Again, emphasis mine.
Why am I thrilled by this? Because I feel like it’s a validation of the “technology” I’ve tried to build into the URS storyworld. Because of the engine and propulsion technology in the world, weight and the weight of water wouldn’t be the issue it is today and, thus, every ship has a layer of it. In the article Common Ship Features, under the section Secondary Hulls, I wrote:
Every ship has between at least six inches to a foot of water that fills the space between the two hulls. The primary purpose of this is to absorb the sometimes extremely high levels cosmic radiation that permeate space. Early tests were conducted with various materials but in terms of weight versus effectiveness, water proved to be the best absorption material.

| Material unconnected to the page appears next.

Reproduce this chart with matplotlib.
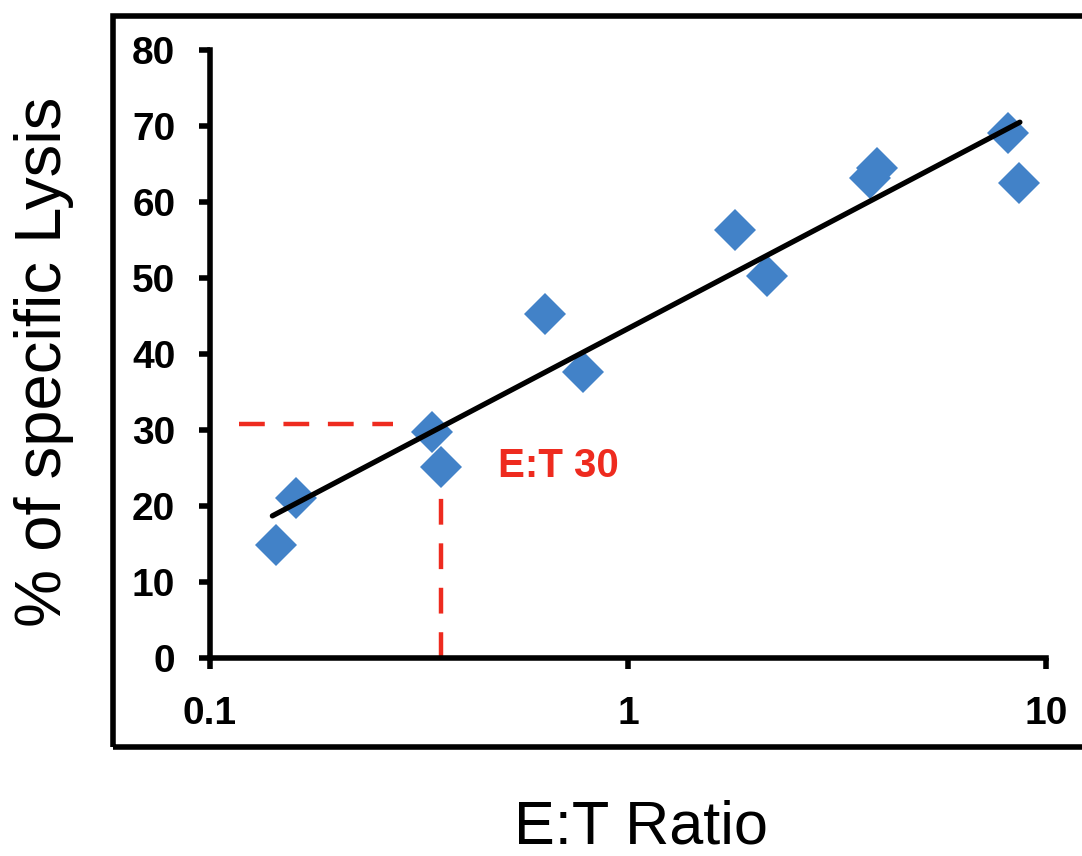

Now, of course, galatic cosmic rays apparently aren’t blocked so much by this water layer (it now turns out) but that’s why each ship also has an array of Electromagnetic Field Generators that are supposed to wrap the ship in a low magnetic field like Earth to help deflect these as well. Still, the biggest question I’ve had by readers of my, as yet, unpublished book is why all the ships seem to bleed condensation from their inner hulls. Well… this is why.
Anyway… this is of interest to me because I’m writing a book with characters who spend the majority of their time aboard a ship traveling from planet to planet within the Colonial Star Cluster and, though the storyworld probably falls much more under “space opera” than “hard science” (actually, change that to definitely), reflecting actual science and the challenges that must be overcome adds a degree of reality that can’t help but to make the story better.
Of course, there’s still FTL in the storyworld and a host of other things that aren’t really explained but it’s great to see that, at least in this one aspect, the storyworld reflects a real life possible solution.
Just some food for thought, for anyone else thinking about the storyworld and stories that might be set in it, other problems I’ve been dealing with lately in my story include what the ramifications would be for growing up in a low gravity environment and how to avoid radiation near gas giants.
What are some real space travel problems you’d like to see dealt with that you haven’t really seen before?